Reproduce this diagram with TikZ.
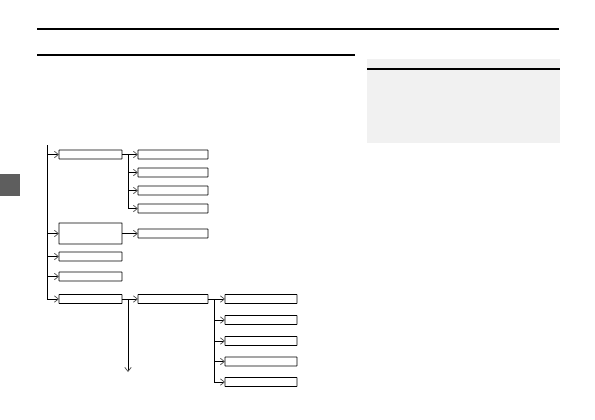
\documentclass[tikz,border=0pt]{standalone}
\usepackage{tikz}
\usetikzlibrary{arrows.meta,positioning,calc}
\definecolor{panel}{HTML}{F1F1F1}
\definecolor{tab}{HTML}{5E5E5E}
\definecolor{tip}{HTML}{555555}
\tikzset{
  >={Straight Barb[length=2mm,width=3.2mm,color=tip]},
  box/.style={draw=black,rounded corners=0.4pt,line width=1.1pt,inner sep=0pt,outer sep=0pt,minimum height=4.4mm},
  lbox/.style={box,minimum width=31.5mm},
  mbox/.style={box,minimum width=35mm},
  rbox/.style={box,minimum width=36mm},
  arr/.style={->,draw=black,line width=1.1pt},
  rule/.style={draw=black,line width=1.5pt},
}
\begin{document}
\begin{tikzpicture}[x=0.5mm,y=-0.5mm]
\useasboundingbox (0,0) rectangle (595,420);
% page rules and side panel
\draw[rule] (37,29) -- (559,29);
\draw[rule] (37,55) -- (355,55);
\fill[panel] (367,59) rectangle (560,143);
\draw[rule] (367,69) -- (560,69);
\fill[tab] (0,174) rectangle (20,196);
% first level
\node[lbox] (a1) at (90.5,154.5) {};
\node[lbox,minimum height=10.5mm] (a2) at (90.5,233.5) {};
\node[lbox] (a3) at (90.5,256.5) {};
\node[lbox] (a4) at (90.5,276.5) {};
\node[lbox] (a5) at (90.5,299) {};
% second level
\node[mbox] (b1) at (173,154.5) {};
\node[mbox] (b2) at (173,172.5) {};
\node[mbox] (b3) at (173,190.5) {};
\node[mbox] (b4) at (173,208.5) {};
\node[mbox] (b5) at (173,233.5) {};
\node[mbox] (b6) at (173,299) {};
% third level
\node[rbox] (d1) at (261,299) {};
\node[rbox] (d2) at (261,320) {};
\node[rbox] (d3) at (261,341) {};
\node[rbox] (d4) at (261,361.5) {};
\node[rbox] (d5) at (261,382) {};
% connectors
\coordinate (t0) at (47,145);
\draw[arr] (t0) |- (a5);
\foreach \n in {a1,a2,a3,a4}
  \draw[arr] (t0 |- \n) -- (\n);
\coordinate (j1) at ([xshift=3mm]a1.east);
\draw[arr] (a1) -- (b1);
\draw[arr] (j1) |- (b4);
\foreach \n in {b2,b3}
  \draw[arr] (j1 |- \n) -- (\n);
\draw[arr] (a2) -- (b5);
\coordinate (j2) at ([xshift=3mm]a5.east);
\coordinate (out) at (j2 |- 0,372);
\draw[arr] (a5) -- (b6);
\draw[arr] (j2) -- (out);
\coordinate (j3) at ([xshift=3mm]b6.east);
\draw[arr] (b6) -- (d1);
\draw[arr] (j3) |- (d5);
\foreach \n in {d2,d3,d4}
  \draw[arr] (j3 |- \n) -- (\n);
\end{tikzpicture}
\end{document}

• Problem requirements
Transcribe the listing above verbatim. Omit the pictures.

• Result for this task
Reproduce this diagram with TikZ.
\documentclass[tikz,border=0pt]{standalone}
\usepackage{tikz}
\usetikzlibrary{arrows.meta,positioning,calc}
\definecolor{panel}{HTML}{F1F1F1}
\definecolor{tab}{HTML}{5E5E5E}
\definecolor{tip}{HTML}{555555}
\tikzset{
  >={Straight Barb[length=2mm,width=3.2mm,color=tip]},
  box/.style={draw=black,rounded corners=0.4pt,line width=1.1pt,inner sep=0pt,outer sep=0pt,minimum height=4.4mm},
  lbox/.style={box,minimum width=31.5mm},
  mbox/.style={box,minimum width=35mm},
  rbox/.style={box,minimum width=36mm},
  arr/.style={->,draw=black,line width=1.1pt},
  rule/.style={draw=black,line width=1.5pt},
}
\begin{document}
\begin{tikzpicture}[x=0.5mm,y=-0.5mm]
\useasboundingbox (0,0) rectangle (595,420);
% page rules and side panel
\draw[rule] (37,29) -- (559,29);
\draw[rule] (37,55) -- (355,55);
\fill[panel] (367,59) rectangle (560,143);
\draw[rule] (367,69) -- (560,69);
\fill[tab] (0,174) rectangle (20,196);
% first level
\node[lbox] (a1) at (90.5,154.5) {};
\node[lbox,minimum height=10.5mm] (a2) at (90.5,233.5) {};
\node[lbox] (a3) at (90.5,256.5) {};
\node[lbox] (a4) at (90.5,276.5) {};
\node[lbox] (a5) at (90.5,299) {};
% second level
\node[mbox] (b1) at (173,154.5) {};
\node[mbox] (b2) at (173,172.5) {};
\node[mbox] (b3) at (173,190.5) {};
\node[mbox] (b4) at (173,208.5) {};
\node[mbox] (b5) at (173,233.5) {};
\node[mbox] (b6) at (173,299) {};
% third level
\node[rbox] (d1) at (261,299) {};
\node[rbox] (d2) at (261,320) {};
\node[rbox] (d3) at (261,341) {};
\node[rbox] (d4) at (261,361.5) {};
\node[rbox] (d5) at (261,382) {};
% connectors
\coordinate (t0) at (47,145);
\draw[arr] (t0) |- (a5);
\foreach \n in {a1,a2,a3,a4}
  \draw[arr] (t0 |- \n) -- (\n);
\coordinate (j1) at ([xshift=3mm]a1.east);
\draw[arr] (a1) -- (b1);
\draw[arr] (j1) |- (b4);
\foreach \n in {b2,b3}
  \draw[arr] (j1 |- \n) -- (\n);
\draw[arr] (a2) -- (b5);
\coordinate (j2) at ([xshift=3mm]a5.east);
\coordinate (out) at (j2 |- 0,372);
\draw[arr] (a5) -- (b6);
\draw[arr] (j2) -- (out);
\coordinate (j3) at ([xshift=3mm]b6.east);
\draw[arr] (b6) -- (d1);
\draw[arr] (j3) |- (d5);
\foreach \n in {d2,d3,d4}
  \draw[arr] (j3 |- \n) -- (\n);
\end{tikzpicture}
\end{document}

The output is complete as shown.